* [WRITTEN INSTRUCTION]
Print exactly the lines from the first one down to the line that contains "const times = ['0.5", both included, and skip the pictures.

____________________

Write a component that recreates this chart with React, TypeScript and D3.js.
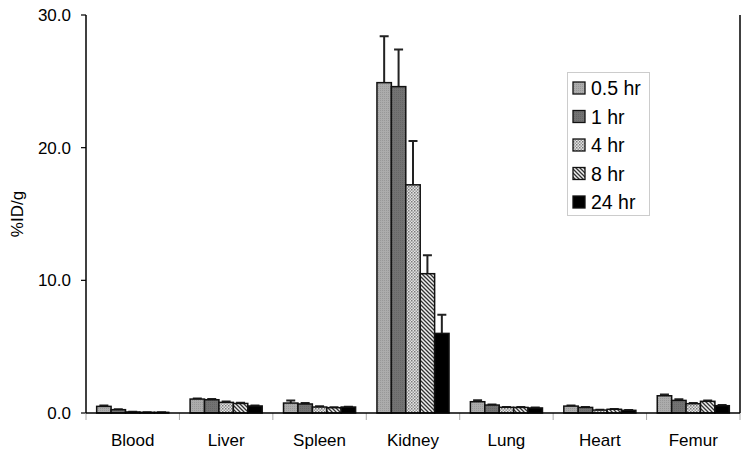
import React, { useEffect, useRef } from 'react';
import * as d3 from 'd3';

const organs = ['Blood', 'Liver', 'Spleen', 'Kidney', 'Lung', 'Heart', 'Femur'];
const times = ['0.5 hr', '1 hr', '4 hr', '8 hr', '24 hr'];

// mean %ID/g per organ, one array per time point
const hr05 = [0.5, 1.05, 0.75, 24.9, 0.85, 0.52, 1.3];
const hr1 = [0.25, 1.0, 0.68, 24.6, 0.6, 0.42, 0.95];
const hr4 = [0.08, 0.8, 0.45, 17.2, 0.43, 0.22, 0.7];
const hr8 = [0.05, 0.72, 0.4, 10.5, 0.42, 0.28, 0.88];
const hr24 = [0.05, 0.53, 0.45, 6.0, 0.38, 0.2, 0.55];

// standard deviations (upper error bar)
const sd05 = [0.07, 0.05, 0.2, 3.5, 0.12, 0.05, 0.1];
const sd1 = [0.03, 0.05, 0.08, 2.8, 0.05, 0.04, 0.08];
const sd4 = [0.01, 0.06, 0.05, 3.3, 0.03, 0.02, 0.06];
const sd8 = [0.01, 0.05, 0.04, 1.4, 0.03, 0.03, 0.07];
const sd24 = [0.01, 0.04, 0.03, 1.4, 0.03, 0.02, 0.05];

const means = [hr05, hr1, hr4, hr8, hr24];
const sds = [sd05, sd1, sd4, sd8, sd24];
const yTicks = [0, 10, 20, 30];
const fills = ['url(#p05)', 'url(#p1)', 'url(#p4)', 'url(#p8)', 'url(#p24)'];

const Chart = () => {
  const ref = useRef<SVGSVGElement | null>(null);

  useEffect(() => {
    if (!ref.current) return;
    const svg = d3.select(ref.current);
    svg.selectAll('*').remove();

    const left = 86, right = 740, top = 15, bottom = 413;
    const font = 'Liberation Sans, Arial, sans-serif';

    const defs = svg.append('defs');
    const p05 = defs.append('pattern').attr('id', 'p05').attr('patternUnits', 'userSpaceOnUse')
      .attr('width', 2).attr('height', 2);
    p05.append('rect').attr('width', 2).attr('height', 2).attr('fill', '#acacac');
    p05.append('rect').attr('width', 1).attr('height', 1).attr('fill', '#989898');

    const p1 = defs.append('pattern').attr('id', 'p1').attr('patternUnits', 'userSpaceOnUse')
      .attr('width', 2).attr('height', 2);
    p1.append('rect').attr('width', 2).attr('height', 2).attr('fill', '#737373');
    p1.append('rect').attr('width', 1).attr('height', 1).attr('fill', '#666');

    const p4 = defs.append('pattern').attr('id', 'p4').attr('patternUnits', 'userSpaceOnUse')
      .attr('width', 3).attr('height', 3);
    p4.append('rect').attr('width', 3).attr('height', 3).attr('fill', '#e4e4e4');
    p4.append('rect').attr('width', 1.5).attr('height', 1.5).attr('fill', '#7a7a7a');
    p4.append('rect').attr('x', 1.5).attr('y', 1.5).attr('width', 1.5).attr('height', 1.5).attr('fill', '#999');

    const p8 = defs.append('pattern').attr('id', 'p8').attr('patternUnits', 'userSpaceOnUse')
      .attr('width', 4).attr('height', 4);
    p8.append('rect').attr('width', 4).attr('height', 4).attr('fill', '#f0f0f0');
    p8.append('path').attr('d', 'M-1,-1 L5,5 M-1,3 L1,5 M3,-1 L5,1')
      .attr('stroke', '#333').attr('stroke-width', 1.3);

    defs.append('pattern').attr('id', 'p24').attr('patternUnits', 'userSpaceOnUse')
      .attr('width', 2).attr('height', 2)
      .append('rect').attr('width', 2).attr('height', 2).attr('fill', '#000');

    const x = d3.scaleBand().domain(organs).range([left, right]).padding(0);
    const xs = d3.scaleBand().domain(times).range([0, x.bandwidth()])
      .paddingInner(0).paddingOuter(0.74);
    const y = d3.scaleLinear().domain([0, 30]).range([bottom, top]);

    // right frame line
    svg.append('line').attr('x1', right).attr('x2', right).attr('y1', top).attr('y2', bottom)
      .attr('stroke', '#000').attr('stroke-width', 1.5);

    // y axis
    svg.append('line').attr('x1', left).attr('x2', left).attr('y1', top).attr('y2', bottom)
      .attr('stroke', '#000').attr('stroke-width', 1.5);
    const yt = svg.append('g');
    yt.selectAll('line').data(yTicks).enter().append('line')
      .attr('x1', left - 5).attr('x2', left).attr('y1', d => y(d)).attr('y2', d => y(d))
      .attr('stroke', '#000').attr('stroke-width', 1.2);
    yt.selectAll('text').data(yTicks).enter().append('text')
      .attr('x', left - 15).attr('y', d => y(d)).attr('dy', '0.35em')
      .attr('text-anchor', 'end').style('font-family', font).style('font-size', '17px')
      .text(d => d.toFixed(1));

    svg.append('text').attr('transform', `translate(23,${(top + bottom) / 2}) rotate(-90)`)
      .attr('text-anchor', 'middle').style('font-family', font).style('font-size', '17px')
      .text('%ID/g');

    // x axis category dividers
    svg.selectAll('.xtick').data(d3.range(organs.length + 1)).enter().append('line')
      .attr('class', 'xtick')
      .attr('x1', i => left + i * x.step()).attr('x2', i => left + i * x.step())
      .attr('y1', bottom).attr('y2', bottom + 7)
      .attr('stroke', '#aaa').attr('stroke-width', 1);

    svg.selectAll('.xlab').data(organs).enter().append('text')
      .attr('class', 'xlab')
      .attr('x', d => (x(d) as number) + x.bandwidth() / 2).attr('y', 446)
      .attr('text-anchor', 'middle').style('font-family', font).style('font-size', '17px')
      .text(d => d);

    // bars and error bars
    times.forEach((t, s) => {
      const g = svg.append('g');
      const rows = organs.map((o, i) => ({ o, v: means[s][i], e: sds[s][i] }));
      g.selectAll('.err').data(rows).enter().append('path')
        .attr('d', d => {
          const cx = (x(d.o) as number) + (xs(t) as number) + xs.bandwidth() / 2;
          const y1 = y(d.v + d.e);
          return `M${cx},${y(d.v)}V${y1}M${cx - 4.5},${y1}H${cx + 4.5}`;
        })
        .attr('stroke', '#222').attr('stroke-width', 2).attr('fill', 'none');
      g.selectAll('rect').data(rows).enter().append('rect')
        .attr('x', d => (x(d.o) as number) + (xs(t) as number))
        .attr('y', d => y(d.v))
        .attr('width', xs.bandwidth())
        .attr('height', d => bottom - y(d.v))
        .attr('fill', fills[s])
        .attr('stroke', '#111').attr('stroke-width', 1.5);
    });

    // x axis baseline
    svg.append('line').attr('x1', left).attr('x2', right).attr('y1', bottom).attr('y2', bottom)
      .attr('stroke', '#000').attr('stroke-width', 1.5);

    // legend
    const lg = svg.append('g');
    lg.append('rect').attr('x', 567.5).attr('y', 72.5).attr('width', 82).attr('height', 143)
      .attr('fill', '#fff').attr('stroke', '#ccc').attr('stroke-width', 1);
    times.forEach((t, s) => {
      const cy = 88 + s * 28.5;
      lg.append('rect').attr('x', 573).attr('y', cy - 6).attr('width', 12).attr('height', 12)
        .attr('fill', fills[s]).attr('stroke', '#111').attr('stroke-width', 1.3);
      lg.append('text').attr('x', 591).attr('y', cy).attr('dy', '0.36em')
        .style('font-family', font).style('font-size', '19.5px').text(t);
    });
  }, []);

  return <svg ref={ref} width={750} height={462} style={{ display: 'block', background: '#fff' }} />;
};

export default function App() {
  return (
    <div style={{ position: 'absolute', left: 0, top: 0 }}>
      <Chart />
    </div>
  );
}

____________________

* [WRITTEN ANSWER]
Write a component that recreates this chart with React, TypeScript and D3.js.
import React, { useEffect, useRef } from 'react';
import * as d3 from 'd3';

const organs = ['Blood', 'Liver', 'Spleen', 'Kidney', 'Lung', 'Heart', 'Femur'];
const times = ['0.5 hr', '1 hr', '4 hr', '8 hr', '24 hr'];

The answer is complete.